Overfitting solutions:

  • Select a model with fewer parameters

  • Feature reduction

  • Constrain the model (regularization)

  • Gather more data

  • Reduce noise in training data

Underfitting solutions:

  • Select a more powerful model, with more parameters

  • Feature engineering

  • Reduce model constraints (eg reduce regularization)

Code Process

Sam

1. Data Prep

  • Create test set

  • Build preprocessing pipeline

2. Baseline

  • Baseline model & sanity check (cross_val_score)

  • Learning & validation curves (bias/variance)

3. Hyperparameter Search

  • RandomizedSearchCV broadly

  • GridSearchCV refinements

4. Model Iteration

  • Error analysis (confusion matrices, residual plots)

  • Feature & pipeline improvements

  • Ensembles (bagging, boosting, stacking)

5. Estimate Performance

  • Nested k-fold cross-validation (inner CV = tuning, outer CV = generalization)

6. Deployment

  • Retrain on all available training data with chosen hyperparameters

  • Save pipeline, set up monitoring

Hyperparameter Optimization

Sam

Model-type details:

  • Parametric: Fixed # of parameters, less complex. Hyperparameters include (1) Regularization terms, (2) learning rate, (3) key params

  • Non-parametric: Unconstrained # of parameters, more complex. Hyperparameters include selecting best complexity (eg tree depth).

Fine-tuning techniques:

  • Grid Search: Exhaustive search over parameter combinations.

  • Random Search: Randomly sample parameters to find optimal settings.

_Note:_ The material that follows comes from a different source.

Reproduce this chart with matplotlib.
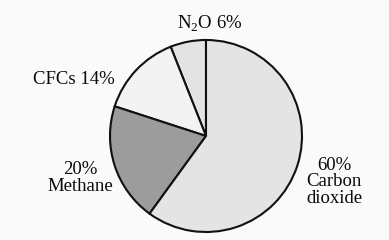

  • Bayesian Optimization: Use probabilistic models to select parameters.

Cross-Validation

Sam

Methods include:

  • k-Fold: Divides data into \(k\) subsets for training and testing.

  • Nested: Addresses hyperparameter overfitting by adding an outer validation loop.

  • Nested k-Fold: Removes overfit "leak" from evaluating on train set. Estimates generalization error of the underlying model & hyperparameters.

    • Inner loop: Fits model to each training set, then select hypers over validation set

    • Outer loop: Estimates generalization error by averaging test set scores over several dataset splits

Code

# Grid search
search = GridSearchCV(estimator = rf_classifier, param_grid = parameters, cv = 3)

# Apply to training
search.fit(x_train, y_train)  
search.best_params_

# Best combo
best = search.best_estimator_  
accuracy = evaluate(best, x_test, y_test)

Data Mining Tasks

Sam

  1. Classification

  2. Regression

  3. Causal modeling

  4. Data reduction

  5. Clustering

  6. Co-occurence (market basket analysis)

  7. Similarity matching: X bought from us. Who else is likely to?

  8. Profiling: What is the typical behavior of this segment?

  9. Link prediction: You and x share 10 friends. x likes this person, so you prob will too.